Tuesday, January 4, 2011

In the shelter
I’ve borrowed a song title from the author and song writer Jimmy Buffet for this blog. I have been a fan of his since the 70’s. We all have people that we look up to, to get us through challenging times and be an inspiration the rest of the time, and Jimmy Buffet is one of those folks for me.
One might ask what does Jimmy Buffet have to do with creating a Texas Hill Country life style. That would be a fair question, and to answer it you have to know your Texas history of singers and song writers. Jerry Jeff Walker is a Texas singer/ song writer of the first order. He and Jimmy Buffet became acquainted at some point, and Jerry Jeff took young Jimmy under his wing and showed Jimmy the way to Key West, Florida where Jimmy found his way to Margaritaville,  stepped on a pop top, blew out his fip flop and found his lost shaker of salt. I think he’s done all right since then. So bottom line is that Jimmy Buffet’s roots stretch all the way back to the Texas Hill Country with his friend Jerry Jeff. Jimmy also wrote a sound track for Rancho Deluxe a movie with Slim Pickens, a long time Wimberley, Texas resident back in the early 70’s. I’m not saying creativity starts in the Hill Country, but I am saying it dines here and thrives here. Luckenbach, Texas is about 20 minutes down the road from the BEE Ranch, tucked away a short drive South of Highway 290 just East of Fredericksburg, Texas. A man named Hondo Crouch helped put Luckenbach on the map with a little help from his friends: Waylon, Willie and the boys in April 1977, I went to college at Southwest Texas State in San Marcos, Texas in those days and made my way to Lukenbach a time or two before it hit the big time. I never met Hondo, but I’ve enjoyed his spot in the world. All of this brings me back to the BEE Ranch, our place in the Hill Country following in a long tradition of creative people and places.
The BEE Ranch is about 25 Acres, roughly 1200 by 900 feet. When I get on the property I can feel my attitude change, my thoughts settle, and worries start to melt away. Outside interference drops away. It is as if the world is put on hold. My mind is free to go where it wants, and I am the first mate, along for the ride, just making minor course adjustments along the way. There is nothing magical about 25 acres, it’s about having a place where you can get in touch with your creative side, and enjoy nature.
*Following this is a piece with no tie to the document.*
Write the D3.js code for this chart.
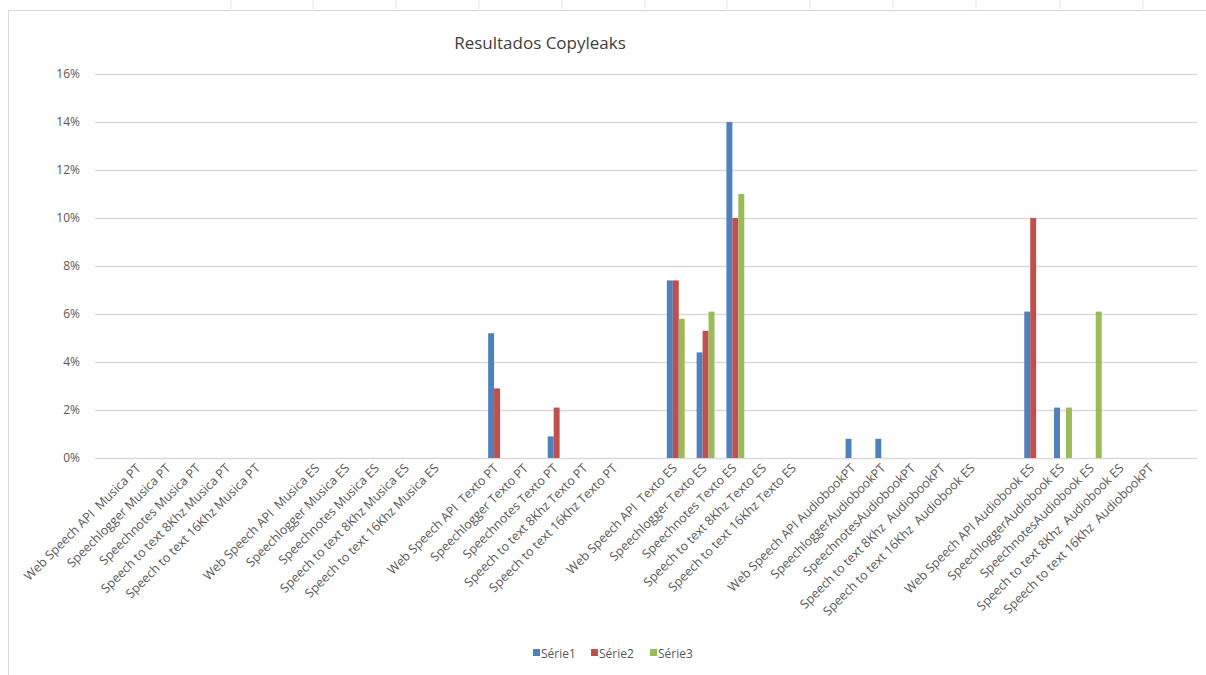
<!DOCTYPE html>
<html>
<head>
<meta charset="utf-8">
<script src="https://cdn.jsdelivr.net/npm/d3@7"></script>
<style>
  body { margin: 0; background: #fff; }
  text { font-family: "Open Sans", "Noto Sans", sans-serif; }
</style>
</head>
<body>
<svg id="chart" width="1206" height="675"></svg>
<script>
// blank entries are the empty gaps between groups in the original sheet
const categories = [
  "",
  "Web Speech API  Musica PT", "Speechlogger Musica PT", "Speechnotes Musica PT",
  "Speech to text 8Khz Musica PT", "Speech to text 16Khz Musica PT",
  "",
  "Web Speech API  Musica ES", "Speechlogger Musica ES", "Speechnotes Musica ES",
  "Speech to text 8Khz Musica ES", "Speech to text 16Khz Musica ES",
  "",
  "Web Speech API  Texto PT", "Speechlogger Texto PT", "Speechnotes Texto PT",
  "Speech to text 8Khz Texto PT", "Speech to text 16Khz Texto PT",
  "",
  "Web Speech API  Texto ES", "Speechlogger Texto ES", "Speechnotes Texto ES",
  "Speech to text 8Khz Texto ES", "Speech to text 16Khz Texto ES",
  "",
  "Web Speech API AudiobookPT", "SpeechloggerAudiobookPT", "SpeechnotesAudiobookPT",
  "Speech to text 8Khz  AudiobookPT", "Speech to text 16Khz  Audiobook ES",
  "",
  "Web Speech API Audiobook ES", "SpeechloggerAudiobook ES", "SpeechnotesAudiobook ES",
  "Speech to text 8Khz  Audiobook ES", "Speech to text 16Khz  AudiobookPT",
  ""
];

const serie1 = [0, 0,0,0,0,0, 0, 0,0,0,0,0, 0, 5.2,0,0.9,0,0, 0, 7.4,4.4,14,0,0, 0, 0.8,0.8,0,0,0, 0, 6.1,2.1,0,0,0, 0];
const serie2 = [0, 0,0,0,0,0, 0, 0,0,0,0,0, 0, 2.9,0,2.1,0,0, 0, 7.4,5.3,10,0,0, 0, 0,0,0,0,0, 0, 10,0,0,0,0, 0];
const serie3 = [0, 0,0,0,0,0, 0, 0,0,0,0,0, 0, 0,0,0,0,0, 0, 5.8,6.1,11,0,0, 0, 0,0,0,0,0, 0, 0,2.1,6.1,0,0, 0];

const seriesNames = ["Série1", "Série2", "Série3"];
const colors = ["#4F81BD", "#C0504D", "#9BBB59"];
const yTicks = [0, 2, 4, 6, 8, 10, 12, 14, 16];

const svg = d3.select("#chart");
const plotLeft = 95, plotRight = 1197, plotTop = 74, plotBottom = 458;

// sheet column marks above the chart frame
const colMarks = [231, 313, 396, 479, 562, 645, 727, 810, 893, 976, 1060, 1143];
svg.selectAll(".colmark").data(colMarks).enter().append("line")
  .attr("x1", d => d).attr("x2", d => d).attr("y1", 0).attr("y2", 9)
  .attr("stroke", "#e3e3e3");

// chart frame
svg.append("rect")
  .attr("x", 8.5).attr("y", 10.5).attr("width", 1210).attr("height", 700)
  .attr("fill", "none").attr("stroke", "#d9d9d9");

svg.append("text")
  .attr("x", 540).attr("y", 49)
  .attr("text-anchor", "middle")
  .style("font-size", "17px").style("fill", "#404040")
  .text("Resultados Copyleaks");

const y = d3.scaleLinear().domain([0, 16]).range([plotBottom, plotTop]);

const x = d3.scaleBand()
  .domain(categories.map((d, i) => i))
  .range([plotLeft, plotRight])
  .paddingInner(0.4)
  .paddingOuter(0.2);

const x1 = d3.scaleBand().domain([0, 1, 2]).range([0, x.bandwidth()]);

// gridlines
svg.append("g").selectAll("line").data(yTicks).enter().append("line")
  .attr("x1", plotLeft).attr("x2", plotRight)
  .attr("y1", d => Math.round(y(d)) + 0.5).attr("y2", d => Math.round(y(d)) + 0.5)
  .attr("stroke", "#d9d9d9").attr("stroke-width", 1.5);

svg.append("g").selectAll("text").data(yTicks).enter().append("text")
  .attr("x", 80).attr("y", d => y(d) + 4)
  .attr("text-anchor", "end")
  .style("font-size", "12px").style("fill", "#595959")
  .text(d => d + "%");

const allSeries = [serie1, serie2, serie3];
allSeries.forEach((vals, s) => {
  svg.append("g").selectAll("rect")
    .data(vals.map((v, i) => ({ i: i, v: v })).filter(d => d.v > 0))
    .enter().append("rect")
      .attr("x", d => x(d.i) + x1(s))
      .attr("y", d => y(d.v))
      .attr("width", x1.bandwidth())
      .attr("height", d => y(0) - y(d.v))
      .attr("fill", colors[s]);
});

// rotated category labels
svg.append("g").selectAll("text").data(categories).enter().append("text")
  .attr("transform", (d, i) => "translate(" + (x(i) + x.bandwidth() / 2 + 2) + "," + (plotBottom + 11) + ")rotate(-45)")
  .attr("text-anchor", "end")
  .attr("xml:space", "preserve")
  .style("white-space", "pre")
  .style("font-size", "12.5px").style("fill", "#595959")
  .text(d => d);

// legend
const legendX = [533, 591, 650];
seriesNames.forEach((name, s) => {
  svg.append("rect")
    .attr("x", legendX[s]).attr("y", 649).attr("width", 7).attr("height", 7)
    .attr("fill", colors[s]);
  svg.append("text")
    .attr("x", legendX[s] + 8).attr("y", 658)
    .style("font-size", "12px").style("fill", "#595959")
    .text(name);
});
</script>
</body>
</html>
It could be anywhere, the size is not important; it’s just a place to be comfortable, and let nature show its beauty. And to be comfortable we need shelter from the elements. I’m not planning on living out here just yet cause I’ve still got my day job gig going and I like it. But the BEE Ranch is a place to heal, reflect, relax and renew, while the wind blows in the grass, the birds sing, and I want to help bring out those feelings. It took a few years to figure it out, but we got there. First it was going to be a guest house, but then the economy tanked after the plans were drawn, so I twiddled, and I piddled, and eventually I landed on the idea of a barn, a utilitarian building with quarters to keep us comfortable and out of the elements, and the barn would have a bathroom, very important to the ladies, like the one I am married to, and my daughter. This was going to be a rustic, post and beam, timber framed Texas style barn evoking the rugged nature of the Hill Country’s past. I found what I was looking for in a Company located in Omaha Nebraska, Sand Creek Post and Beam. The trees are Ponderosa Pine sustainably grown in North Dakota, milled In Omaha, Nebraska, and shipped to your site on a big truck. We came up with a design that minimized interior walls and gave us the space and volume we wanted and the utility a barn provides. The whole thing came to Johnson City, Texas on the flat bed trailer of an 18 wheeler in May 2009.
Soon we would be in the shelter of our barn.